Using Sphinx 2.1.4-id64-dev (rel21-r4324)
I want to search over multiple fields but do not want "duplicate words" to increase weight.
So, I am using ranker=matchany option.
this works as I want when duplicates are in a single field:
MySQL [(none)]> select id, val, val2, weight() FROM nptest WHERE match('#(val,val2) bar') OPTION ranker=matchany;
+------+---------+------+----------+
| id | val | val2 | weight() |
+------+---------+------+----------+
| 3 | bar | | 1 |
| 4 | bar bar | | 1 |
+------+---------+------+----------+
2 rows in set (0.00 sec)
=> weights are equal, despite the duplicate word in doc 4.
But that do not work anymore when duplicates are over multiple fields:
MySQL [(none)]> select id, val, val2, weight() FROM nptest WHERE match('#(val,val2) foo') OPTION ranker=matchany;
+------+------+------+----------+
| id | val | val2 | weight() |
+------+------+------+----------+
| 2 | foo | foo | 2 |
| 1 | foo | | 1 |
+------+------+------+----------+
2 rows in set (0.00 sec)
weight of id-2 > weight of id-1
Is there a way to apply a "matchany" ranking mode on multiple fields?
Here is a sample sphinx.conf file :
source nptest
{
type = mysql
sql_host = localhost
sql_user = myuser
sql_pass = mypass
sql_db = test
sql_port = 3306
sql_query = \
SELECT 1, 'foo' AS val, '' AS val2 \
UNION \
SELECT 2, 'foo', 'foo' \
UNION \
SELECT 3, 'bar', '' \
UNION \
SELECT 4, 'bar bar', ''
sql_field_string = val
sql_field_string = val2
}
index nptest
{
type = plain
source = nptest
path = /var/lib/sphinxsearch/data/nptest
morphology = none
}
You need the expression ranker
http://sphinxsearch.com/docs/current.html#weighting
can start with the default expression for the matchany and tweak it.

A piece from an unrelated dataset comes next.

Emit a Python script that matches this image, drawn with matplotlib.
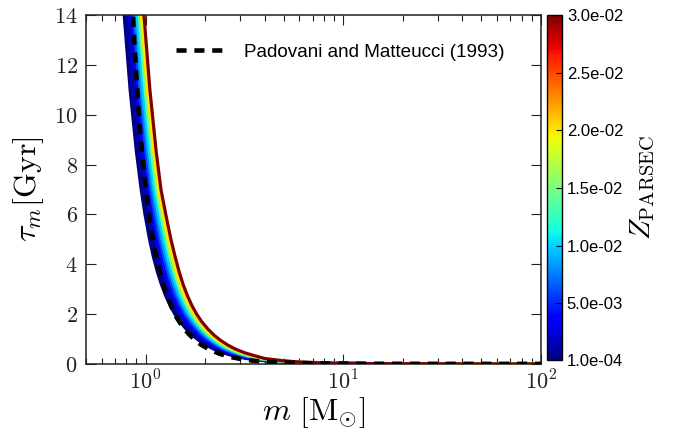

Using doc_word_count instead of sum(word_count) should be useful.
After upgrading to Sphinx 2.2.1-id64-beta (r4330) I was able to use top() aggregate function in a "custom expression ranker" like this :
MySQL [(none)]> SELECT id, val, val2, weight() FROM nptest WHERE match('#(val,val2) foo') OPTION ranker=expr('top((word_count+(lcs-1)*max_lcs)*user_weight)'), field_weights=(val=3,val2=4);
+------+-------------+------+----------+
| id | val | val2 | weight() |
+------+-------------+------+----------+
| 2 | foo | foo | 4 |
| 1 | foo | | 3 |
| 5 | bar bar foo | bar | 3 |
+------+-------------+------+----------+
3 rows in set (0.00 sec)
That way, multiple occurrences accross multiple fields do not increase global weight and if fields have different weights, top weighted field is taken.
Many Thanks to barryhunter for his great help!